Normally, I be giving him a hard time for being a tourist, but this be something special. Something I be real glad to see, too.
He shuffle over on his butt, keeping low like me. There be an opening in the wall that used to be a window, but the glass be long gone, and now it be open to the street below.
“Christ, what is that?” Daniel ask, and it sound funny through his filter, no expression, just words.
“All Saints’ Day,” I tell him. “Hurricane season be over today, and we still here.”
In the street, riding toward us on lean brown horses, come an All Saints’ krewe. They be decked out in all they finery—owl- and pheasant-feather headdresses, chains and bracelets made of shiny metal and glass mounded high on they wrists, and necks with strand after strand of old Mardi Gras beads, purple, green, and yellow, all sparkling and shining in the torchlight. The krewe be riding, holding they flambeaux high up to the sky. Like a thundercloud of fire, rolling toward us, they be singing and shouting at the clouds as they go by.

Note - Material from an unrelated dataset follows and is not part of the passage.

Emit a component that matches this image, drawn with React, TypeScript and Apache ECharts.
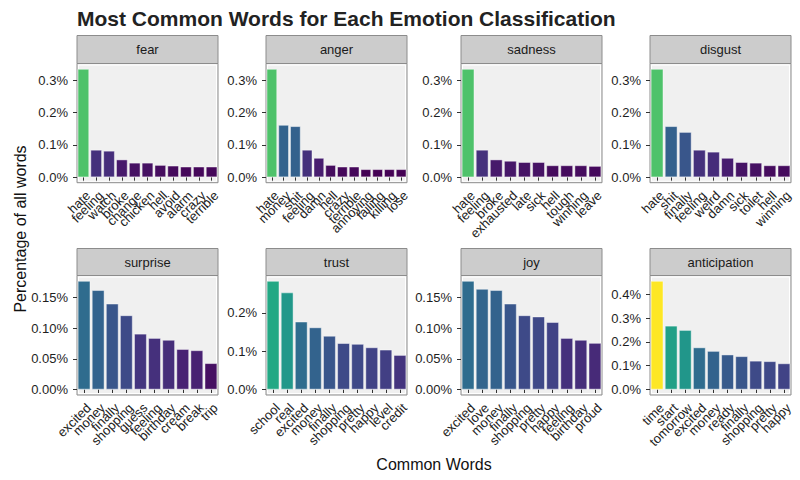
import React, { useEffect, useRef } from "react";
import * as echarts from "echarts";

// ---------- data ----------
const emotions = ["fear", "anger", "sadness", "disgust", "surprise", "trust", "joy", "anticipation"];

const fearWords = ["hate", "feeling", "watch", "broke", "change", "chicken", "hell", "avoid", "alarm", "crazy", "terrible"];
const fearValues = [0.335, 0.085, 0.082, 0.055, 0.045, 0.045, 0.038, 0.036, 0.033, 0.033, 0.033];

const angerWords = ["hate", "money", "shit", "feeling", "damn", "hell", "crazy", "terrible", "annoying", "failing", "killing", "lose"];
const angerValues = [0.335, 0.162, 0.158, 0.085, 0.06, 0.038, 0.033, 0.033, 0.025, 0.025, 0.025, 0.025];

const sadnessWords = ["hate", "feeling", "broke", "exhausted", "late", "sick", "hell", "tough", "winning", "leave"];
const sadnessValues = [0.335, 0.085, 0.055, 0.051, 0.047, 0.047, 0.037, 0.037, 0.037, 0.035];

const disgustWords = ["hate", "shit", "finally", "feeling", "weird", "damn", "sick", "toilet", "hell", "winning"];
const disgustValues = [0.335, 0.158, 0.14, 0.085, 0.079, 0.06, 0.047, 0.045, 0.037, 0.037];

const surpriseWords = ["excited", "money", "finally", "shopping", "guess", "feeling", "birthday", "cream", "break", "trip"];
const surpriseValues = [0.177, 0.162, 0.14, 0.121, 0.091, 0.084, 0.081, 0.066, 0.064, 0.043];

const trustWords = ["school", "real", "excited", "money", "finally", "shopping", "pretty", "happy", "level", "credit"];
const trustValues = [0.283, 0.253, 0.177, 0.162, 0.14, 0.121, 0.119, 0.11, 0.104, 0.09];

const joyWords = ["excited", "love", "money", "finally", "shopping", "pretty", "happy", "feeling", "birthday", "proud"];
const joyValues = [0.177, 0.164, 0.162, 0.14, 0.121, 0.119, 0.11, 0.084, 0.081, 0.076];

const anticipationWords = ["time", "start", "tomorrow", "excited", "money", "ready", "finally", "shopping", "pretty", "happy"];
const anticipationValues = [0.456, 0.268, 0.25, 0.177, 0.162, 0.147, 0.14, 0.121, 0.119, 0.11];

const fearTicks = [0, 0.1, 0.2, 0.3];
const angerTicks = [0, 0.1, 0.2, 0.3];
const sadnessTicks = [0, 0.1, 0.2, 0.3];
const disgustTicks = [0, 0.1, 0.2, 0.3];
const surpriseTicks = [0, 0.05, 0.1, 0.15];
const trustTicks = [0, 0.1, 0.2];
const joyTicks = [0, 0.05, 0.1, 0.15];
const anticipationTicks = [0, 0.1, 0.2, 0.3, 0.4];
const tickDecimals = [1, 1, 1, 1, 2, 1, 2, 1];

const titleText = "Most Common Words for Each Emotion Classification";
const yTitle = "Percentage of all words";
const xTitle = "Common Words";

const viridis = ["#440154", "#482475", "#414487", "#355F8D", "#2A788E", "#21918C", "#22A884", "#44BF70", "#7AD151", "#BDDF26", "#FDE725"];

const panelWords = [fearWords, angerWords, sadnessWords, disgustWords, surpriseWords, trustWords, joyWords, anticipationWords];
const panelValues = [fearValues, angerValues, sadnessValues, disgustValues, surpriseValues, trustValues, joyValues, anticipationValues];
const panelTicks = [fearTicks, angerTicks, sadnessTicks, disgustTicks, surpriseTicks, trustTicks, joyTicks, anticipationTicks];

// ---------- layout ----------
const FONT = "'Liberation Sans', Arial, Helvetica, sans-serif";
const colLeft = [77, 266, 461, 650];
const panelW = 141;
const rowTop = [63.5, 275.5];
const panelH = [119.2, 119.5];
const stripTop = [35.5, 248.5];
const stripH = [28, 27];

export default function App() {
  const ref = useRef<HTMLDivElement>(null);

  useEffect(() => {
    document.body.style.margin = "0";
    if (!ref.current) return;
    const chart = echarts.init(ref.current, null, { renderer: "svg" });

    const allVals = panelValues.flat();
    const gMin = Math.min(...allVals);
    const gMax = Math.max(...allVals);

    const grids: any[] = [];
    const xAxes: any[] = [];
    const yAxes: any[] = [];
    const series: any[] = [];
    const graphics: any[] = [];

    emotions.forEach((emo, i) => {
      const col = i % 4;
      const row = Math.floor(i / 4);
      const vmax = Math.max(...panelValues[i]);
      const dec = tickDecimals[i];
      grids.push({
        left: colLeft[col],
        top: rowTop[row],
        width: panelW,
        height: panelH[row],
        show: true,
        backgroundColor: "#F0F0F0",
        borderColor: "#8C8C8C",
        borderWidth: 1,
      });
      xAxes.push({
        type: "category",
        gridIndex: i,
        data: panelWords[i],
        axisLine: { show: false },
        axisTick: { show: true, alignWithLabel: true, length: 4, lineStyle: { color: "#333333" } },
        axisLabel: {
          interval: 0,
          rotate: 45,
          align: "right",
          verticalAlign: "top",
          fontSize: 13,
          color: "#222222",
          margin: 6,
          fontFamily: FONT,
        },
        splitLine: { show: false },
      });
      yAxes.push({
        type: "value",
        gridIndex: i,
        min: -0.05 * vmax,
        max: 1.05 * vmax,
        axisLine: { show: false },
        axisTick: { show: true, length: 4, lineStyle: { color: "#333333" }, customValues: panelTicks[i] },
        axisLabel: {
          customValues: panelTicks[i],
          formatter: (v: number) => v.toFixed(dec) + "%",
          fontSize: 13,
          color: "#1E1E1E",
          margin: 9,
          fontFamily: FONT,
        },
        splitLine: { show: false },
      });
      series.push({
        type: "bar",
        name: emo,
        xAxisIndex: i,
        yAxisIndex: i,
        data: panelValues[i],
        barCategoryGap: "10%",
        itemStyle: { borderColor: "rgba(255,255,255,0.55)", borderWidth: 0.8 },
      });
      graphics.push({
        type: "rect",
        z: 1,
        silent: true,
        shape: { x: colLeft[col] + 1.5, y: rowTop[row] + 1.5, width: panelW - 3, height: panelH[row] - 3 },
        style: { fill: "none", stroke: "#FFFFFF", lineWidth: 1 },
      });
      graphics.push({
        type: "rect",
        shape: { x: colLeft[col], y: stripTop[row], width: panelW, height: stripH[row] },
        style: { fill: "#CCCCCC", stroke: "#8C8C8C", lineWidth: 1 },
      });
      graphics.push({
        type: "text",
        x: colLeft[col] + panelW / 2,
        y: stripTop[row] + stripH[row] / 2,
        style: { text: emo, fill: "#1A1A1A", font: `13px ${FONT}`, align: "center", verticalAlign: "middle" },
      });
    });

    graphics.push({
      type: "text",
      x: 77,
      y: 18,
      style: { text: titleText, fill: "#222222", font: `bold 21px ${FONT}`, align: "left", verticalAlign: "middle" },
    });
    graphics.push({
      type: "text",
      x: 434,
      y: 464,
      style: { text: xTitle, fill: "#111111", font: `16px ${FONT}`, align: "center", verticalAlign: "middle" },
    });
    graphics.push({
      type: "text",
      x: 20,
      y: 229,
      rotation: Math.PI / 2,
      style: { text: yTitle, fill: "#111111", font: `16px ${FONT}`, align: "center", verticalAlign: "middle" },
    });

    chart.setOption({
      animation: false,
      backgroundColor: "#FFFFFF",
      textStyle: { fontFamily: FONT },
      grid: grids,
      xAxis: xAxes,
      yAxis: yAxes,
      visualMap: {
        type: "continuous",
        show: false,
        min: gMin,
        max: gMax,
        dimension: 1,
        seriesIndex: series.map((_, k) => k),
        inRange: { color: viridis },
      },
      series,
      graphic: graphics,
    });

    return () => chart.dispose();
  }, []);

  return <div ref={ref} style={{ position: "fixed", left: 0, top: 0, width: 800, height: 480 }} />;
}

“Who are they?” Daniel whisper. I bounce Baby Girl in my arms.
“Anybody. Everybody. They wear masks over they eyes to keep from knowing. All Saints’ krewes and the Market be the only times tribes come together. Folks just show up in they costumes, ready to ride.”
The krewe outside be a big one, almost twenty riders. They wheel around in a circle at the widest point of the road and thrust they torches toward the center of the ring, moving to a trot as the ring shi
ft shape and turn into a spiral ’stead of a sphere. Now they be like a hurricane, swirling and swirling, the smallest rider in the center at the eye.

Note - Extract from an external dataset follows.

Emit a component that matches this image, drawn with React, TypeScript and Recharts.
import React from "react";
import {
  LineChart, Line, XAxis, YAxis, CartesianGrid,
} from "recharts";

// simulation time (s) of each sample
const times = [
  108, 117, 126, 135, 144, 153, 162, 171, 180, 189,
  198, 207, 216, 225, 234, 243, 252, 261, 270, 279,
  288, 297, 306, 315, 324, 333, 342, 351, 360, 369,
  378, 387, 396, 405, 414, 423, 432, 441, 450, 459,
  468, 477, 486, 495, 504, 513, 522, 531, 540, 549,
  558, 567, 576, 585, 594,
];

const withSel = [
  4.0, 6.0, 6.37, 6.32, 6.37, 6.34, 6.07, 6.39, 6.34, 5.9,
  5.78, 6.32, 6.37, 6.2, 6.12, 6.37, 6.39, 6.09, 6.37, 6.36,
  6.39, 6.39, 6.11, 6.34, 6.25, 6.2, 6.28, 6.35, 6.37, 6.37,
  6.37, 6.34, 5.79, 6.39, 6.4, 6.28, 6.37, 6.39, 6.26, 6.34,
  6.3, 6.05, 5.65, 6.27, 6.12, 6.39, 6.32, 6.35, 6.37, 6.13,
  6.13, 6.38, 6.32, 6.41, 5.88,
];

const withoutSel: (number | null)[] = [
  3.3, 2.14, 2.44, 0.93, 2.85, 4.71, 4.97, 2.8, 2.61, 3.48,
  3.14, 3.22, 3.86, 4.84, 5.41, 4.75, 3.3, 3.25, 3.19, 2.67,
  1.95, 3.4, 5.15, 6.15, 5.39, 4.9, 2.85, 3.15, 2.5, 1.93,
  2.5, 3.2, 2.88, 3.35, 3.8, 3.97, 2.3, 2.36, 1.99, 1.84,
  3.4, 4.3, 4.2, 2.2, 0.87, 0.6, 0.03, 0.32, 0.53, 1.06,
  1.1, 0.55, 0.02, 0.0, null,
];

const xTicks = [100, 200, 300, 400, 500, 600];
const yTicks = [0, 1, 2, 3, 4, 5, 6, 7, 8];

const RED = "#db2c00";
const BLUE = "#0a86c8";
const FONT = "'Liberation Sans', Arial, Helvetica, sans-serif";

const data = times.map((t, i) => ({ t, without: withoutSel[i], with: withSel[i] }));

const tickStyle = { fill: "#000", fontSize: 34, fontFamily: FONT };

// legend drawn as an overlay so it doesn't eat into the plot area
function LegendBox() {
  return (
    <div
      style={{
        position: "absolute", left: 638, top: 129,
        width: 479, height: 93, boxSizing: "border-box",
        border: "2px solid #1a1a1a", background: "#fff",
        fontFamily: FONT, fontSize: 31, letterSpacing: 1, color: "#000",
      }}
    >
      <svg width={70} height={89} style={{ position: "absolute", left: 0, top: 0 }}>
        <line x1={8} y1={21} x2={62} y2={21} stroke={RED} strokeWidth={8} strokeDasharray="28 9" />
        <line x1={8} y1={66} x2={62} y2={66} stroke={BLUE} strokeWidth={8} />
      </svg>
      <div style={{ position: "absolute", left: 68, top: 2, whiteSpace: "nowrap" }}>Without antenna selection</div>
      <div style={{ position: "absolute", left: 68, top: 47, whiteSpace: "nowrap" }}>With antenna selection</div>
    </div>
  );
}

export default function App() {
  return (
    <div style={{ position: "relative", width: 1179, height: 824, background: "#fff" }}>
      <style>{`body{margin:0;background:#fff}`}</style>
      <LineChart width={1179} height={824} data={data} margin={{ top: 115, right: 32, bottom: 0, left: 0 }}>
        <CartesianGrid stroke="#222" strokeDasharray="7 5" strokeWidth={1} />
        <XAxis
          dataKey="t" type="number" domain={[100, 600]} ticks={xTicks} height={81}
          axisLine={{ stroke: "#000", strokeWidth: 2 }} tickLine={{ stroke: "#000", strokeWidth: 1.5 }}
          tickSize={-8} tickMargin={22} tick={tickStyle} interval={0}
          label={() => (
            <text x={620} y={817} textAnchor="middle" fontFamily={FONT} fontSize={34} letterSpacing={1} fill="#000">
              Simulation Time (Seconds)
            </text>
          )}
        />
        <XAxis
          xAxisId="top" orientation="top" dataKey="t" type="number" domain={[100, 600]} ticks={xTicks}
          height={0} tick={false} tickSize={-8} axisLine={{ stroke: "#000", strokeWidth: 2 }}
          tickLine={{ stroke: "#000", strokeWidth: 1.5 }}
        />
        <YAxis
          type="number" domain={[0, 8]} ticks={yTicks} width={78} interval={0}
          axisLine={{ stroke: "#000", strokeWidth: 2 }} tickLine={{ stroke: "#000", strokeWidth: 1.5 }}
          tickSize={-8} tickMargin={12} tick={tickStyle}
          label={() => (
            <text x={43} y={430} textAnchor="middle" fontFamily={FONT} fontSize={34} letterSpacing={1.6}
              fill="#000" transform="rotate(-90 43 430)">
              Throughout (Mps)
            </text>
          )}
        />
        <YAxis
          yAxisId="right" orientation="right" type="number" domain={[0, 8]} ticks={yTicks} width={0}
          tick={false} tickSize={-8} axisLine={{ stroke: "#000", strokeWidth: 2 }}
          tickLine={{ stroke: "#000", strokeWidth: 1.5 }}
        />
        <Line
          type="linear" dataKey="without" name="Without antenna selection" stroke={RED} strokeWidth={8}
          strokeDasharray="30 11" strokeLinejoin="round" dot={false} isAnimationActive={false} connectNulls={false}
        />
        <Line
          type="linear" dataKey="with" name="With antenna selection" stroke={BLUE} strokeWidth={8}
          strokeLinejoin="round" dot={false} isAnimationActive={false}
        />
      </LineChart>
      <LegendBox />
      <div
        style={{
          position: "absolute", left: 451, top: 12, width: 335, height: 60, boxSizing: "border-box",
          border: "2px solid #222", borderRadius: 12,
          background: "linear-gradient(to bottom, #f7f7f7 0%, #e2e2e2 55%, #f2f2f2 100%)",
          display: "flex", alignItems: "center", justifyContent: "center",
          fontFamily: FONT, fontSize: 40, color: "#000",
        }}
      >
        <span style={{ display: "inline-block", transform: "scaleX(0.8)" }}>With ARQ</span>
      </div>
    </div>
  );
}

The sound grow louder. I hear them and I mouth the words. “Katrina, Isaiah, Lorenzo. Olga, Laura, Paloma.” Up and down, over and over, they be going faster and faster. “Jesus, Jesus, Hay-SEUS!” The Hurricane riders be stretching wider and wider in the street, and then they burst apart, horses and riders shooting off in every direction, splashing through the streams and trampling over the neutral ground.
Some of they flambeaux go out, they be moving so fast. And they shout, hoot, holler, and I got to hold my tongue not to join them out loud. “Nous sommes ici! Nous sommes ici! Encore! Encore! Encore! Nous restons ici!”

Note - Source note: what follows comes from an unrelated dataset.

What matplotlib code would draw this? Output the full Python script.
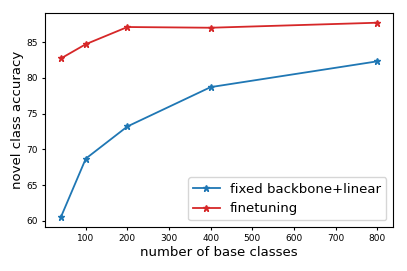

Daniel be looking at me like he never seen me before. I want to laugh, but we got to stay quiet. All Saints’ or no, it won’t do to let them know we here. Maybe the riders ain’t gonna bother us, but there be others that might.
“It be a good sign,” I explain to Daniel as the torchlight fade and the riders gallop into the night. One rider play a trumpet. That old tune, “When the Saints Go Marching In.” “Only time of year someone be fool enough to blow a horn like that. Ain’t nobody hunting a Saints’ Day krewe. Bad luck.” The riders be gone now, but you can hear they song farther up the road.
“I don’t understand,” Daniel said.
I sigh and curl myself back into my corner. Daniel sit beside to listen. I wish Cinnamon Jones be here to tell it right, but I do my best. “In the beginning, Orleans be like this special place, back when it been New Orleans. Everybody knew about it. We tell the story all the time. It been beautiful back then, and there weren’t no Wall, neither. It been part of Louisiana, and the whole Delta still been part of the United States. But then them hurricanes came, Rita and Katrina. And they break pieces off the land like eating cake. And they still rebuilding when Isaiah hit, and he ain’t the end. Laura and Paloma come along, and they be calling them the Two Sisters, ’cause they dance right on up the coast and drop skirts of rain on New Orleans like girls knocking over glass figurines with they spinning and twirling. And it almost over for the Delta. But the Government say they going to help us, they going to fix everything.” I look up, suddenly shy. I been talking like one of Daddy’s schoolbooks or Lydia, but I don’t sound as good as they do. Did. Most likely Daniel done heard it all before, but he still be listening, so I carry on.